The court further explained that, “the warranty provision covered only the tax or other liabilities of the LLC.  [However, limited liability company] was neither the buyer nor the seller in the transaction.  The 1999 transaction altered the ownership of the membership interest of Villa Rayos, but there is no factual or legal basis shown by this record that [the limited liability company, i.e.,] Villa Rayos itself became liable for anything or that it would become liable at the default of others.”

The court added that, “by contrast, in 2005 transfer, [the limited liability company] itself sold the beneficial interest in the fideicomiso to [the new purchaser.  In the disputed transaction], Villa Rayos was the seller.”

The court concluded that, “the seller provided a warranty that the asset being transferred did not itself have any liabilities.  If the act of transferring created liabilities or passed on a pre-existing liability of the seller, that risk was not covered by the warranty.

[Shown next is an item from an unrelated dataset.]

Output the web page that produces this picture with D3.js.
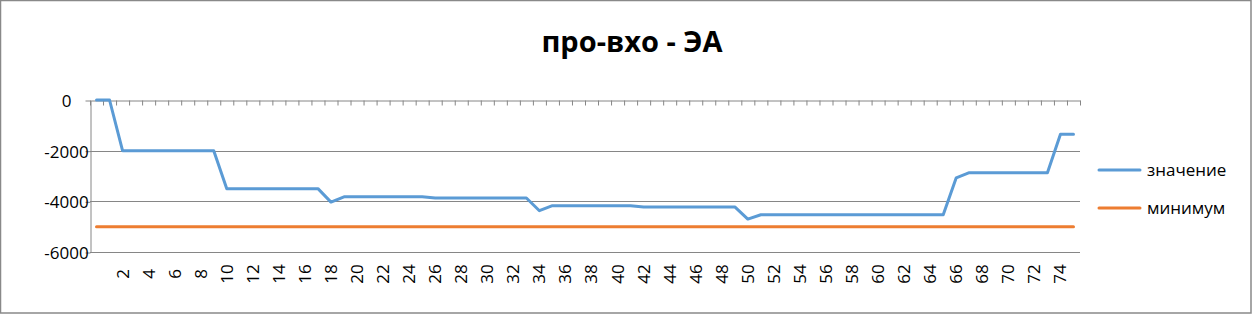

“A warranty that the buyer was not getting any liabilities of any nature from any source would be a valuable one.  We conclude, though, that this war they did not provides comprehensive protection.  Because Carnrite’s failure to pay taxes for 2000 is the only breach the Gales allege, Carnrite is entitled to judgment on the breach of contract claim.”

The decision seems to apply a narrow interpretation of contract law.  However, it illustrates the thorny tax issues that can arise when trust assets are transferred.